** start of Supplied material **

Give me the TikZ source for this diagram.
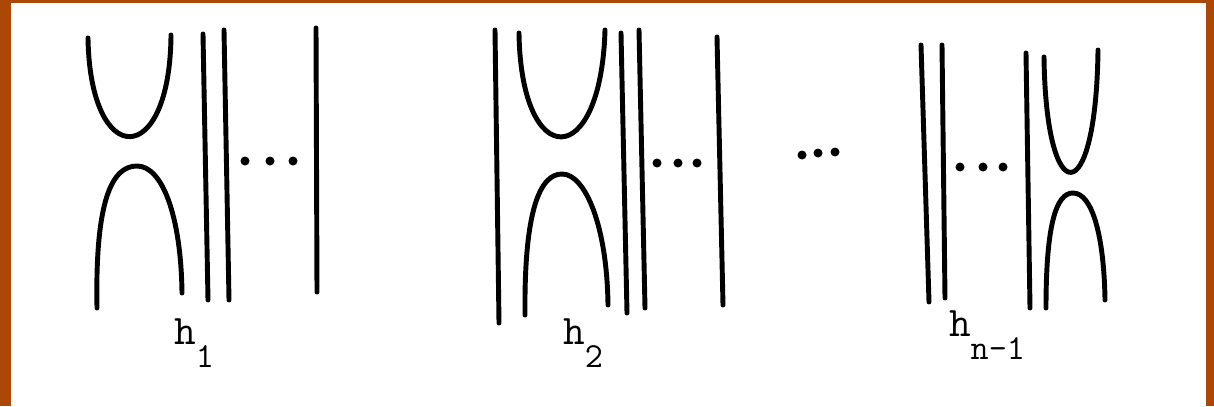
\documentclass[tikz,border=0pt]{standalone}
\begin{document}
\definecolor{frameorange}{RGB}{172,72,6}
\newcommand{\lowsub}[1]{\raisebox{-0.55em}{\fontsize{20}{22}\selectfont #1}}
\begin{tikzpicture}[x=0.02cm, y=-0.02cm,
  strand/.style={line width=2.8pt, line cap=round},
  dot/.style={circle, fill, inner sep=0pt, minimum size=0.18cm},
  label/.style={font=\fontsize{24}{26}\selectfont\ttfamily}]
\useasboundingbox (0,0) rectangle (1214,406);
\fill[frameorange] (0,0) rectangle (1214,406);
\fill[white] (11,3) rectangle (1206,406);

% h_1
\draw[strand] (88,38) .. controls (90,170) and (170,170) .. (171,35);
\draw[strand] (97,308) .. controls (95,200) and (112,166) .. (137,166) .. controls (162,166) and (181,215) .. (182,293);
\draw[strand] (203,34) -- (208,300);
\draw[strand] (224,30) -- (229,300);
\draw[strand] (316,28) -- (317,292);
\node[dot] (d11) at (245,161) {};
\node[dot] (d12) at (270,161) {};
\node[dot] (d13) at (293,161) {};
\node[label] (h1) at (194,343) {h\lowsub{1}};

% h_2
\draw[strand] (495,30) -- (499,323);
\draw[strand] (519,33) .. controls (521,172) and (601,172) .. (605,30);
\draw[strand] (525,315) .. controls (524,210) and (540,174) .. (562,174) .. controls (585,174) and (607,225) .. (608,305);
\draw[strand] (621,33) -- (627,313);
\draw[strand] (639,30) -- (645,308);
\draw[strand] (717,37) -- (723,305);
\node[dot] (d21) at (657,163) {};
\node[dot] (d22) at (678,163) {};
\node[dot] (d23) at (697,163) {};
\node[label] (h2) at (583,343) {h\lowsub{2}};

% middle dots
\node[dot] (m1) at (802,155) {};
\node[dot] (m2) at (818,153) {};
\node[dot] (m3) at (835,152) {};

% h_{n-1}
\draw[strand] (921,45) -- (929,302);
\draw[strand] (942,45) -- (945,298);
\draw[strand] (1026,53) -- (1030,308);
\draw[strand] (1044,57) .. controls (1046,212) and (1096,212) .. (1098,50);
\draw[strand] (1046,308) .. controls (1046,225) and (1056,193) .. (1073,193) .. controls (1092,193) and (1104,235) .. (1105,300);
\node[dot] (d31) at (960,167) {};
\node[dot] (d32) at (983,167) {};
\node[dot] (d33) at (1003,167) {};
\node[label] (hn) at (987,335) {h\lowsub{n-1}};
\end{tikzpicture}
\end{document}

** end of Supplied material **

[Aim] Leave out the pictures and restate everything else word for word.

[Result of this exercise]
Give me the TikZ source for this diagram.
\documentclass[tikz,border=0pt]{standalone}
\begin{document}
\definecolor{frameorange}{RGB}{172,72,6}
\newcommand{\lowsub}[1]{\raisebox{-0.55em}{\fontsize{20}{22}\selectfont #1}}
\begin{tikzpicture}[x=0.02cm, y=-0.02cm,
  strand/.style={line width=2.8pt, line cap=round},
  dot/.style={circle, fill, inner sep=0pt, minimum size=0.18cm},
  label/.style={font=\fontsize{24}{26}\selectfont\ttfamily}]
\useasboundingbox (0,0) rectangle (1214,406);
\fill[frameorange] (0,0) rectangle (1214,406);
\fill[white] (11,3) rectangle (1206,406);

% h_1
\draw[strand] (88,38) .. controls (90,170) and (170,170) .. (171,35);
\draw[strand] (97,308) .. controls (95,200) and (112,166) .. (137,166) .. controls (162,166) and (181,215) .. (182,293);
\draw[strand] (203,34) -- (208,300);
\draw[strand] (224,30) -- (229,300);
\draw[strand] (316,28) -- (317,292);
\node[dot] (d11) at (245,161) {};
\node[dot] (d12) at (270,161) {};
\node[dot] (d13) at (293,161) {};
\node[label] (h1) at (194,343) {h\lowsub{1}};

% h_2
\draw[strand] (495,30) -- (499,323);
\draw[strand] (519,33) .. controls (521,172) and (601,172) .. (605,30);
\draw[strand] (525,315) .. controls (524,210) and (540,174) .. (562,174) .. controls (585,174) and (607,225) .. (608,305);
\draw[strand] (621,33) -- (627,313);
\draw[strand] (639,30) -- (645,308);
\draw[strand] (717,37) -- (723,305);
\node[dot] (d21) at (657,163) {};
\node[dot] (d22) at (678,163) {};
\node[dot] (d23) at (697,163) {};
\node[label] (h2) at (583,343) {h\lowsub{2}};

% middle dots
\node[dot] (m1) at (802,155) {};
\node[dot] (m2) at (818,153) {};
\node[dot] (m3) at (835,152) {};

% h_{n-1}
\draw[strand] (921,45) -- (929,302);
\draw[strand] (942,45) -- (945,298);
\draw[strand] (1026,53) -- (1030,308);
\draw[strand] (1044,57) .. controls (1046,212) and (1096,212) .. (1098,50);
\draw[strand] (1046,308) .. controls (1046,225) and (1056,193) .. (1073,193) .. controls (1092,193) and (1104,235) .. (1105,300);
\node[dot] (d31) at (960,167) {};
\node[dot] (d32) at (983,167) {};
\node[dot] (d33) at (1003,167) {};
\node[label] (hn) at (987,335) {h\lowsub{n-1}};
\end{tikzpicture}
\end{document}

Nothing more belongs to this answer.